The amplifier is Class A the whole way. There are some low, and medium bias modes of 30w Class A and 70w Class A but I never use them. 
 

The manual Is here: 

 

the front and rear edges of the amplifier are heat sinks and, yes, they get hot. The amplifier wastes a watt in heat for every watt it produces in sound but it is a sweet sound.  

I had a similar problem with a crown xls 1502 and 2502 a very close to the same noise it ended up being the amp had to be cleaned 

Larry…before you conclude it’s the amp and to make sure you cover all bases, try a different pair of interconnects and speaker cables to eliminate a potentially faulty cable. 

Sometimes, troubleshooting is a pain. I had intermittent bursts of static in one channel. In the process of troubleshooting, I found one bad tube socket (replaced) and a bad XLR plug on an interconnect (got that re-terminated by manufacturer at no cost). I retubed everything -whole lotta tubes, almost none new stock. Still, despite this, and before sending equipment out for repair, I did a cross-channel exchange of the battery packs on my line stage- a fairly sophisticated device. In the process, I saw a bit of "fluff" on the metal contact plate. Dusted that and noise went away.

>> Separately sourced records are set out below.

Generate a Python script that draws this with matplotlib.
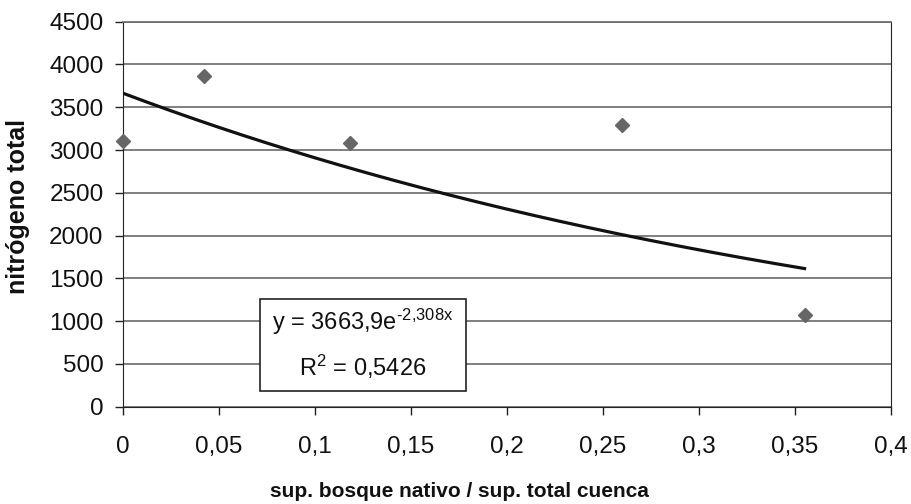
import numpy as np
import matplotlib
matplotlib.use("Agg")
from matplotlib import pyplot as plt
from matplotlib.ticker import FuncFormatter, MultipleLocator
from matplotlib.patches import Rectangle

# measured points
ratio_bosque = [0.0, 0.042, 0.118, 0.260, 0.355]
nitrogeno = [3106, 3868, 3079, 3293, 1072]

# exponential trendline shown in the chart
coef_a = 3663.9
coef_b = -2.308

plt.rcParams['font.family'] = ['Liberation Sans', 'DejaVu Sans']
plt.rcParams['mathtext.fontset'] = 'custom'
plt.rcParams['mathtext.rm'] = 'Liberation Sans'
plt.rcParams['mathtext.it'] = 'Liberation Sans'


def coma(v, pos):
    s = '%g' % round(v, 4)
    return s.replace('.', ',')


fig = plt.figure(figsize=(9.11, 5.04), dpi=100)
ax = fig.add_axes([0.135, 0.193, 0.843, 0.764])

xt = np.linspace(0, max(ratio_bosque), 200)
ax.plot(xt, coef_a * np.exp(coef_b * xt), color='#111111', lw=2.3, zorder=3)
ax.plot(ratio_bosque, nitrogeno, 'D', color='#666666', ms=7.5, zorder=4,
        clip_on=False)

ax.set_xlim(0, 0.4)
ax.set_ylim(0, 4500)
ax.xaxis.set_major_locator(MultipleLocator(0.05))
ax.yaxis.set_major_locator(MultipleLocator(500))
ax.xaxis.set_major_formatter(FuncFormatter(coma))
ax.yaxis.set_major_formatter(FuncFormatter(coma))
ax.grid(axis='y', color='#6a6a6a', lw=1.2)
ax.set_axisbelow(True)

ax.tick_params(axis='both', direction='out', length=6, width=1,
               colors='#222222', labelsize=17.5, labelcolor='#111111')
ax.tick_params(axis='x', pad=15)
ax.tick_params(axis='y', pad=8)
for sp in ['left', 'bottom', 'right']:
    ax.spines[sp].set_color('#222222')
ax.spines['top'].set_color('#6a6a6a')
ax.spines['top'].set_linewidth(1.2)

ax.set_xlabel('sup. bosque nativo / sup. total cuenca', fontsize=15,
              fontweight='bold', color='#111111')
ax.set_ylabel('nitrógeno total', fontsize=18, fontweight='bold',
              color='#111111')
ax.xaxis.set_label_coords(0.4375, -0.195)
ax.yaxis.set_label_coords(-0.121, 0.519)

box = Rectangle((0.179, 0.041), 0.267, 0.239, transform=ax.transAxes,
                facecolor='white', edgecolor='#222222', lw=1.2, zorder=5)
ax.add_patch(box)
ax.text(0.312, 0.22, r'y = 3663,9e$^{\text{-2,308x}}$', transform=ax.transAxes,
        ha='center', va='center', fontsize=17, color='#111111', zorder=6)
ax.text(0.312, 0.103, r'R$^{\text{2}}$ = 0,5426', transform=ax.transAxes,
        ha='center', va='center', fontsize=17, color='#111111', zorder=6)

fig.savefig('out.png', dpi=100)
plt.close(fig)
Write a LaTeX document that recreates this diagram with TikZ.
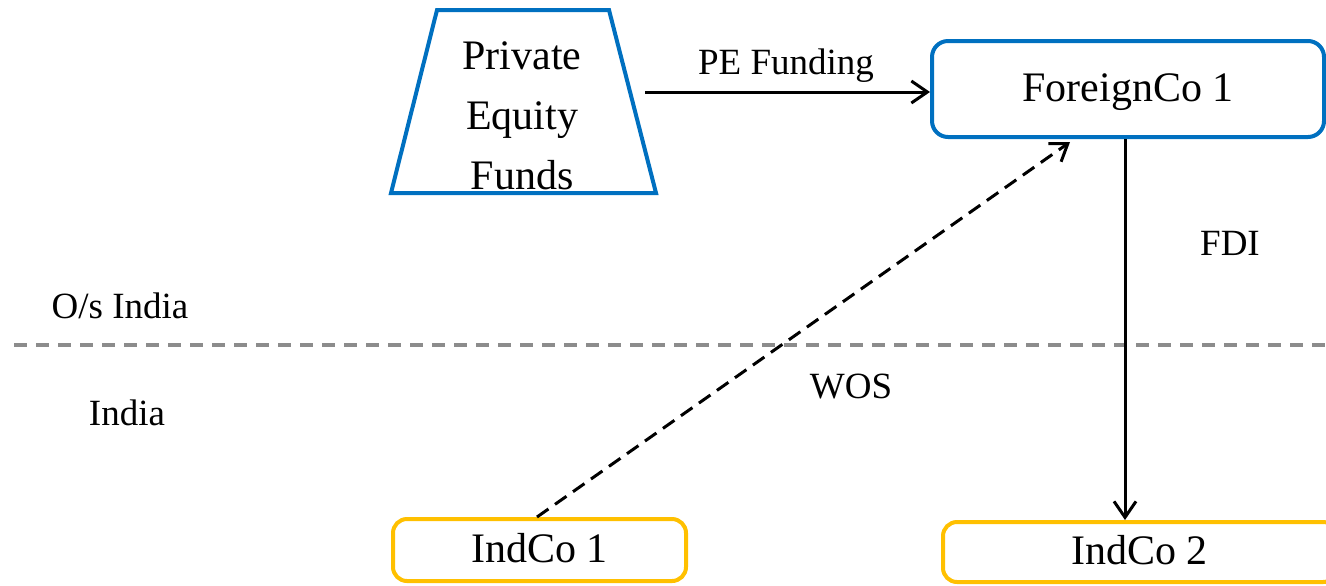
\documentclass[tikz,border=0pt]{standalone}
\usepackage{fontspec}
\setmainfont{Liberation Serif}
\usetikzlibrary{arrows.meta}
\definecolor{boxblue}{HTML}{0070C0}
\definecolor{boxgold}{HTML}{FFC000}
\definecolor{divgray}{HTML}{8C8C8C}
\begin{document}
\begin{tikzpicture}[x=0.5pt,y=-0.5pt,
  big/.style={font=\fontsize{21}{30}\selectfont},
  small/.style={font=\fontsize{18.5}{22}\selectfont},
  bluebox/.style={draw=boxblue,line width=2pt,rounded corners=8pt,big,text height=15pt,text depth=3pt},
  goldbox/.style={draw=boxgold,line width=2pt,rounded corners=7pt,big,text height=15pt,text depth=3pt},
  conn/.style={line width=1.5pt,-{Straight Barb[length=8pt,width=11pt,line width=1.5pt]}},
  dconn/.style={conn,dash pattern=on 7pt off 4pt},
  divider/.style={draw=divgray,line width=1.6pt,dash pattern=on 6.5pt off 4.5pt}]
\useasboundingbox (0,0) rectangle (1326,585);
% trapezoid
\draw[boxblue,line width=2pt] (437,10) -- (609,10) -- (656,193) -- (391,193) -- cycle;
\node[big,align=center,anchor=base] (pef) at (522,189) {Private\\Equity\\Funds};
% boxes
\node[bluebox,minimum width=392pt/2,minimum height=96pt/2] (fc) at (1128,89) {ForeignCo 1};
\node[goldbox,minimum width=293pt/2,minimum height=62pt/2] (ind1) at (539.5,550) {IndCo 1};
\node[goldbox,minimum width=394pt/2,minimum height=60pt/2,anchor=west] (ind2) at (941,552) {\hspace*{-0.5pt}IndCo 2};
% divider
\coordinate (dl) at (14,345);
\coordinate (dr) at (1326,345);
\draw[divider] (dl) -- (dr);
% labels
\node[small,anchor=base] (lpe) at (786,74) {PE Funding};
\node[small,anchor=base] (lfdi) at (1230,255) {FDI};
\node[small,anchor=base] (los) at (120,318) {O/s India};
\node[small,anchor=base] (lin) at (127,425) {India};
\node[small,anchor=base] (lwos) at (851,398) {WOS};
% connectors
\coordinate (peout) at (645,92);
\draw[conn] (peout) -- (fc.west |- peout);
\coordinate (fdtop) at (fc.south -| 1125,0);
\coordinate (fdbot) at (1125,520);
\draw[conn] (fdtop) -- (fdbot);
\coordinate (wosend) at (1070,142);
\draw[dconn] (ind1.north -| 537,0) -- (wosend);
\end{tikzpicture}
\end{document}
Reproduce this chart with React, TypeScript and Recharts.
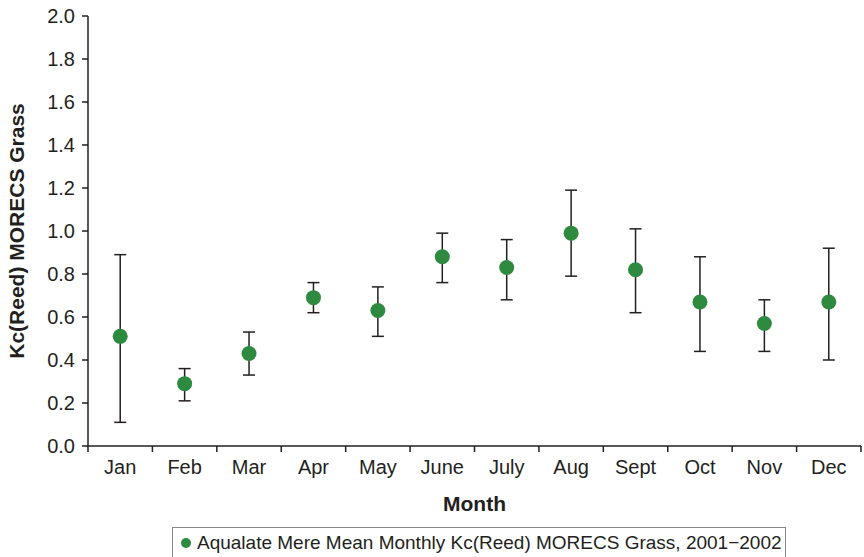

Moral: It could be something really stupid. I don’t know if there is a tech who could test some basic stuff at your home- like a house call. I almost resorted to that here in a town that’s thin on hi-fi (but lots of tube amp repair people in Austin for tube guitar/organ/other musical instrument amps).

I would also ask Grypon by phone (though you may have to set it up by email first) to tell you where they think the problem might lie if it is indeed the problem. Sometimes, those discussions give you leads to check something else.

Sympathize with you in suffering that "what’s the problem" phase until you suss it out. Some of the logic of troubleshooting is straightforward in terms of switching channels, trying to isolate to a particular component. It’s almost always got an answer, though. If that isn’t your thing maybe, depending on where you are located, somebody qualified could help do the troubleshooting. IT can be a PITA>

Good luck, you’ll find it and fix it.